<日刊スポーツ映画大賞:助演女優賞・樹木希林(わが母の記、ツナグ)>◇28日◇ホテルニューオータニ

 第25回日刊スポーツ映画大賞・石原裕次郎賞(日刊スポーツ新聞社主催、石原裕次郎記念館協賛)の授賞式が行われた。2度目の助演女優賞を受賞した樹木希林(69)は、会場に向かう途中から50年余りの役者生活を振り返っていた。

 「自分では(役者を)すぐやめると思っていました。転職して別の世界に行ってもやれると思ってました。でも、芸能界だからやれたのかな~と。(芸能界は)きれいも汚いも、生きるも死ぬものみ込んで吐き出して流れていく大きな大きな川だから、私も泳がせてもらえました。この年になって謙虚になりました」

 前年の助演女優賞受賞者で、表彰盾を贈った加賀まりこ(69)が、来月15日に70歳になる樹木の謙虚さに驚き、「謙虚なことを言うと、(健康が)心配になるのでくれぐれも気を付けてください」と言うと、「蟄居(ちっきょ)します」と返した。

 蟄居(家の中に引きこもる)宣言について樹木は、終了後、「これからは落ち着いて過ごそうかな、と。最後の締めくくりに向かって」と話した。来年の仕事も白紙という。

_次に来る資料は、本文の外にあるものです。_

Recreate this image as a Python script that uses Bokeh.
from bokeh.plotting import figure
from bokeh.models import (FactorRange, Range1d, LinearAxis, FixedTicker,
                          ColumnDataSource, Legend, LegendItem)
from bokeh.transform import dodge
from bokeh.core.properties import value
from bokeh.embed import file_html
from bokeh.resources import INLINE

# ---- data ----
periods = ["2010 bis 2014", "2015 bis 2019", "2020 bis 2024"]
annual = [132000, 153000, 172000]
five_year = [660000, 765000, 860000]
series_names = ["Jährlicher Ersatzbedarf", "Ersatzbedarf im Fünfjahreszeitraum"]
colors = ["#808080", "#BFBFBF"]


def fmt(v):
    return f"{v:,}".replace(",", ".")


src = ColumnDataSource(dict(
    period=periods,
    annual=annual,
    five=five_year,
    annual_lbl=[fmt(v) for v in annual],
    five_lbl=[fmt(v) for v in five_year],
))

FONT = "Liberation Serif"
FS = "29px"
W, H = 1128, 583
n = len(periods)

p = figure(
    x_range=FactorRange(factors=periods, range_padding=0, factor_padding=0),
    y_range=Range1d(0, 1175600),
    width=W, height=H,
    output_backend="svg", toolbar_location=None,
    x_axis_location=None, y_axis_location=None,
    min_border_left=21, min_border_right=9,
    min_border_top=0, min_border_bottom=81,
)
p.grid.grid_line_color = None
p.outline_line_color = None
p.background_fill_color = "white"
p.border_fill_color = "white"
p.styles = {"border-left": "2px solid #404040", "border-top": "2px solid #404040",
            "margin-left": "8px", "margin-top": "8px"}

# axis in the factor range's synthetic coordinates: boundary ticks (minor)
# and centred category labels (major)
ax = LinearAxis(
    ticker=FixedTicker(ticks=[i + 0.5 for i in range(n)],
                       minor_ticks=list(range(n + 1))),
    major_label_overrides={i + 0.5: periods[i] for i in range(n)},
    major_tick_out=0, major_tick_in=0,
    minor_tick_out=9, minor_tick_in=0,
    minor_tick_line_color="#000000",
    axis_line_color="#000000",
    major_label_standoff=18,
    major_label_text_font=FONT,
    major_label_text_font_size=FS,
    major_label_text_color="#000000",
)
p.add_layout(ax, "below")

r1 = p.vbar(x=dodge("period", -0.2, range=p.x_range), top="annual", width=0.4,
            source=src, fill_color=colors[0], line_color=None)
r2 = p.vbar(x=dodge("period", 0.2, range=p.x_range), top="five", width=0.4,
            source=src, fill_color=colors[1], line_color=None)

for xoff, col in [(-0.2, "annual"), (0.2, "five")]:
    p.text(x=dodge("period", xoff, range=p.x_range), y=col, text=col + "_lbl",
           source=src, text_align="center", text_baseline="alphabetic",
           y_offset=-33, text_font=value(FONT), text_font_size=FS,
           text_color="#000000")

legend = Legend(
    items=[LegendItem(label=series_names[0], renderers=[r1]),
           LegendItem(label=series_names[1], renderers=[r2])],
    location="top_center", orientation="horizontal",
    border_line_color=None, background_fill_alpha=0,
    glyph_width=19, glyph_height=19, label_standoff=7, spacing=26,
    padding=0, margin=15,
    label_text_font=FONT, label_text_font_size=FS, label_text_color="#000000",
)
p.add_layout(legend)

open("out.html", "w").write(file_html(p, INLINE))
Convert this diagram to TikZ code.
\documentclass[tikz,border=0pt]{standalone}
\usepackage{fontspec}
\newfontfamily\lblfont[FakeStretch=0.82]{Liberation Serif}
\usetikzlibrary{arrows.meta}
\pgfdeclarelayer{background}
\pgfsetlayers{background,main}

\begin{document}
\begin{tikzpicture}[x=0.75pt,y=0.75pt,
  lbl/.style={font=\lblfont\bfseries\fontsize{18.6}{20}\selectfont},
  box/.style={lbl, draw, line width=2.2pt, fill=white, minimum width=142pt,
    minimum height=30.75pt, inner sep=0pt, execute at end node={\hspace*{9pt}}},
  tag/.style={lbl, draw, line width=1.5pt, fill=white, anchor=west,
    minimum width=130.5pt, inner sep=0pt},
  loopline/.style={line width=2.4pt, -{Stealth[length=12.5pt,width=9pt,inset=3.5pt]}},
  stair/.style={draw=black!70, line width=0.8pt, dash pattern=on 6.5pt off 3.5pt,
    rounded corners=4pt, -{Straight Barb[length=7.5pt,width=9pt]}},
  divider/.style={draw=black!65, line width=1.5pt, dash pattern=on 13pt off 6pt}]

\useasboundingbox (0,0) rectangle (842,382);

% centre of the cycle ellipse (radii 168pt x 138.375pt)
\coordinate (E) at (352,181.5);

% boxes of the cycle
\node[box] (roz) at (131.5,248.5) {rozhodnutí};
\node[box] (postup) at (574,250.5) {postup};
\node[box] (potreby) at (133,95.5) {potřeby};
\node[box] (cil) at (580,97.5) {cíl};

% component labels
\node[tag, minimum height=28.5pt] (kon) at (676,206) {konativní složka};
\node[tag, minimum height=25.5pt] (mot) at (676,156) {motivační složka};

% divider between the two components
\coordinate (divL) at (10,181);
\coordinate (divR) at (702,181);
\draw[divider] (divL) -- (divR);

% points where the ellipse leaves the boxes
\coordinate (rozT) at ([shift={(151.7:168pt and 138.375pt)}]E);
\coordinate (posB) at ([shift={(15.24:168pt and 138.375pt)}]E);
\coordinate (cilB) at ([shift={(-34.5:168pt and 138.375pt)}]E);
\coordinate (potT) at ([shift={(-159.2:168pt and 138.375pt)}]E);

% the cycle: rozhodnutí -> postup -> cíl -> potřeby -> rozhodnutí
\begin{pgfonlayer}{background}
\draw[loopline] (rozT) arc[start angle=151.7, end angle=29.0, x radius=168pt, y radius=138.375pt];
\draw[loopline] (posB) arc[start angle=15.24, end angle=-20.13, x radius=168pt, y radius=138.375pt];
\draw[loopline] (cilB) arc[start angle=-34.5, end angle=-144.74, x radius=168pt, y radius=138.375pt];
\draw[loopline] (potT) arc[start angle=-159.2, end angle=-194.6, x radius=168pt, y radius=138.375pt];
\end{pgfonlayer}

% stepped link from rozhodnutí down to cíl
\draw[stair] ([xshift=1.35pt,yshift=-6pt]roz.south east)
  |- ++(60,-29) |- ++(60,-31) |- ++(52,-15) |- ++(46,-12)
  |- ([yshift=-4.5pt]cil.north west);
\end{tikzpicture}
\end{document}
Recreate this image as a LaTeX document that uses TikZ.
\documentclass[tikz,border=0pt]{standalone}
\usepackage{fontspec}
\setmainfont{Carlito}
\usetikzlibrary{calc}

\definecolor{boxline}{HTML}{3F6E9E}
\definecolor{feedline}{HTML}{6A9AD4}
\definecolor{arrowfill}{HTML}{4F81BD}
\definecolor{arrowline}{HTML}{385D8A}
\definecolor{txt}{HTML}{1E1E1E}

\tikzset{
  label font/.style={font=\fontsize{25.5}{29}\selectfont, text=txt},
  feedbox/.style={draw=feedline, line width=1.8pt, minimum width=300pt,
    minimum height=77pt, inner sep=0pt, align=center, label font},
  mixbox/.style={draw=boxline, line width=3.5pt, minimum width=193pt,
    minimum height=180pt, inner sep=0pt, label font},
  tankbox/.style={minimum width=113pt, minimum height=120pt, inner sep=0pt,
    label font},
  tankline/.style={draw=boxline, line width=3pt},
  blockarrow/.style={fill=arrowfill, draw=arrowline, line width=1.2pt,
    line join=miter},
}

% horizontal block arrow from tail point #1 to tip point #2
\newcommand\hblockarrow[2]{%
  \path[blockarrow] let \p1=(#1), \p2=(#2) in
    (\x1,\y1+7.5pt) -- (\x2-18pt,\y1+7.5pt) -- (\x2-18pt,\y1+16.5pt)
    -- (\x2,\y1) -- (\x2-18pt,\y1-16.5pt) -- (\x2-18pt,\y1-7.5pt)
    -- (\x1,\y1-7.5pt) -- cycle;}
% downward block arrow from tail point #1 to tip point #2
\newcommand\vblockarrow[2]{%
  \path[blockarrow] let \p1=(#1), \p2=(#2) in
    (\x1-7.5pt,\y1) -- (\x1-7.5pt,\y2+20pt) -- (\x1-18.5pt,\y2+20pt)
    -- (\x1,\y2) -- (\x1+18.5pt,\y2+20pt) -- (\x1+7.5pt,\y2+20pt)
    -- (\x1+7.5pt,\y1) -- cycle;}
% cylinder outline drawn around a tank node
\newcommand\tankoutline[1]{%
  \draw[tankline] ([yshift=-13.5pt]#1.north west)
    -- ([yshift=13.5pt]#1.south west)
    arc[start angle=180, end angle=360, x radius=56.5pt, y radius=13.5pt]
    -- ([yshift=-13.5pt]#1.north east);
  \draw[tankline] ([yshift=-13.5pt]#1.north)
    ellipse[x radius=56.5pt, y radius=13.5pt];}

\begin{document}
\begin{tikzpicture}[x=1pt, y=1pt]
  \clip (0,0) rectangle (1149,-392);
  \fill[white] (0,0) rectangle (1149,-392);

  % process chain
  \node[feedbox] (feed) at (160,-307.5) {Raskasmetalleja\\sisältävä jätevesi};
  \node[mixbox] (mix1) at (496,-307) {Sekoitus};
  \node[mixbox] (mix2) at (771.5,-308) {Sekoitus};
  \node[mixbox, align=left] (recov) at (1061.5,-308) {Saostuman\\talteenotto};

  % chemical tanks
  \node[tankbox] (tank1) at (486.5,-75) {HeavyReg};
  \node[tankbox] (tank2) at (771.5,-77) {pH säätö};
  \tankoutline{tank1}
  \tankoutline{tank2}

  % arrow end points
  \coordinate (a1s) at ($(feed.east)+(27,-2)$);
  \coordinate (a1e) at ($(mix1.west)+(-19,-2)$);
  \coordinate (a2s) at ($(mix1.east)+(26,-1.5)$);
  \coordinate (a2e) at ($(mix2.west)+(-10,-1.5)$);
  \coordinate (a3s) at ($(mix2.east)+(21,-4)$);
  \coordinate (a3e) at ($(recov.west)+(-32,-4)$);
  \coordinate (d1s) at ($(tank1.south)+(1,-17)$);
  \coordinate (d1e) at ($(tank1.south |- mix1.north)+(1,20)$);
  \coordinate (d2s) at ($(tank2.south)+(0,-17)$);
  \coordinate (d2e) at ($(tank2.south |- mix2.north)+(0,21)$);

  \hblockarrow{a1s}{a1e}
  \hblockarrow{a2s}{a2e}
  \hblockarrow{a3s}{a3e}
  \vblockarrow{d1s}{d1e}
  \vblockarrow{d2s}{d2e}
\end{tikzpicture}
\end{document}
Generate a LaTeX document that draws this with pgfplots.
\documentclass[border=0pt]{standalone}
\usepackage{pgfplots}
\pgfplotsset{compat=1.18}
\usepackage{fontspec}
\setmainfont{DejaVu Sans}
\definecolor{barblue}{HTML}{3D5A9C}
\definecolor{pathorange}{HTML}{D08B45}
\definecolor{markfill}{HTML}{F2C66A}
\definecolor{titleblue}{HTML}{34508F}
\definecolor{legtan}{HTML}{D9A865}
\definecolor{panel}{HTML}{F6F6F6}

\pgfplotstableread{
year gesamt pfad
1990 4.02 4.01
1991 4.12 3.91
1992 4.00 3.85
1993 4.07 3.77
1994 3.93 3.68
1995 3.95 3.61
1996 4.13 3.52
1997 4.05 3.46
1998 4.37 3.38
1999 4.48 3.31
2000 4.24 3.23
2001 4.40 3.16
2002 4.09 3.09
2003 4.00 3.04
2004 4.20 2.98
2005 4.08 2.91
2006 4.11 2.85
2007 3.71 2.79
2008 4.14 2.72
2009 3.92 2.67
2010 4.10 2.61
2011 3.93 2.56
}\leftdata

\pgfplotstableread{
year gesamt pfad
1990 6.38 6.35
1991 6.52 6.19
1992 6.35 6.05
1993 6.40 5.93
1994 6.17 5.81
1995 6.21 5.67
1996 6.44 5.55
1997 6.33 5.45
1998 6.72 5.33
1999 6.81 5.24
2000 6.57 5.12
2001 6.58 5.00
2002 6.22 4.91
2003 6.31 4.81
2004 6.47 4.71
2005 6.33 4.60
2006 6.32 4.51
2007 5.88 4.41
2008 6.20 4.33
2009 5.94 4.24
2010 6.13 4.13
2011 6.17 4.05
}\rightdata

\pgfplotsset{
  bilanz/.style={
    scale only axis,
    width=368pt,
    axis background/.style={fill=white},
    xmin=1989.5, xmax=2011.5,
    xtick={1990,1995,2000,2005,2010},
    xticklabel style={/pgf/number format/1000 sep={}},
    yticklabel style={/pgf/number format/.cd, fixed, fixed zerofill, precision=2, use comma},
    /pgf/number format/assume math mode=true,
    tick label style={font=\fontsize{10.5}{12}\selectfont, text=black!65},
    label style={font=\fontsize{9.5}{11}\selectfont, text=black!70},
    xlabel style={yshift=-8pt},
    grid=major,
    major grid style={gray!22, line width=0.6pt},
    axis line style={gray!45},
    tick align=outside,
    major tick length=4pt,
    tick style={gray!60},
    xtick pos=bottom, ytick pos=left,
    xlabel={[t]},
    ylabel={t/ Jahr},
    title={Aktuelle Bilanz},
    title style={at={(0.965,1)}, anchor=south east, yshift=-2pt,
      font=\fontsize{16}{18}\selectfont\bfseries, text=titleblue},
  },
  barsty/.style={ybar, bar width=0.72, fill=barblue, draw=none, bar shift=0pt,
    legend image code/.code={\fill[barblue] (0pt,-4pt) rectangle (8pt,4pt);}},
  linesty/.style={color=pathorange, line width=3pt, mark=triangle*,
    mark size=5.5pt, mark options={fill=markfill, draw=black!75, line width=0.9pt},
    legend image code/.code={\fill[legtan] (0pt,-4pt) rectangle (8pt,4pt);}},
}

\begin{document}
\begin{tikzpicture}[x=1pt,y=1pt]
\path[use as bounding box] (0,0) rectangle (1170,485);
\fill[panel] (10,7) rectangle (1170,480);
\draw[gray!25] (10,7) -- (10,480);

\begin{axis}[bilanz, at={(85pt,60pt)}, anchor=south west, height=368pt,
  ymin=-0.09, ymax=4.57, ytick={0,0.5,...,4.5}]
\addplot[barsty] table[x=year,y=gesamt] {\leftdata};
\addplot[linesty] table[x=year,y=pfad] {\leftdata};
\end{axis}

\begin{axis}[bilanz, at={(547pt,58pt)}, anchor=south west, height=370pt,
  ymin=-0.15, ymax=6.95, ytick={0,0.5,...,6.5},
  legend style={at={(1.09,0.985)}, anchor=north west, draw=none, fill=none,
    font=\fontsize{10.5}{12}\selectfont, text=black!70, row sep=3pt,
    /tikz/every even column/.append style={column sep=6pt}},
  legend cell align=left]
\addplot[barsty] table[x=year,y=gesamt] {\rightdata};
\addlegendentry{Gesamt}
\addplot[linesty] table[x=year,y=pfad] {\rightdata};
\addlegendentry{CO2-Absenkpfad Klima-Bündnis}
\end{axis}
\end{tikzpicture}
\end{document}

 一方で出演オファーは絶えない。控室には俳優や映画関係者が大勢集まり、樹木を囲んだ。「ツナグ」で共演し、祝福の花束を贈った松坂は「本当に勉強させていただきました。最後まで底が知れない、つかめない方でした」と話した。他に替え難い才能と称賛され、世代を問わず慕われる樹木。蟄居するにはまだまだ早いと思わせた。【小林千穂】

 ◆わが母の記

 小説家の伊上洪作(役所広司)は幼少期に両親と離れて暮らした。捨てられたようなものと軽口を言うが、その思いを引きずっていた。父(三国連太郎)が亡くなり、母八重(樹木希林)は少しずつ物忘れがひどくなっていく。その姿にいら立ちや戸惑いを隠せないが、後に母の本当の思いを知ることになる。原田真人監督。

 ◆ツナグ

 高校生の歩美(松坂桃李)は亡くなった人と1度だけ会わせる使者ツナグを務める祖母アイ子(樹木希林)の見習いで「死者に会えるのは生涯1度に1人だけ」「死者も生者に会えるのは1度だけ」「会えるのは月の出た夜に夜明けまで」と客に伝えるのが仕事。客として横柄な中年男、同級生女子らの依頼を祖母に仲介する中、ツナグの存在意義を考え始める。平川雄一朗監督。

 ◆樹木希林(きき・きりん)1943年(昭18)1月15日、東京都生まれ。61年に文学座研究生に。当時の芸名は悠木千帆。64年ドラマ「七人の孫」で演じた東北弁のお手伝い、おとしさんで注目され、「時間ですよ」などに出演。73年に歌手内田裕也と結婚。77年に改名。映画代表作は「鶴-つる-」「半落ち」「悪人」「歩いても歩いても」など。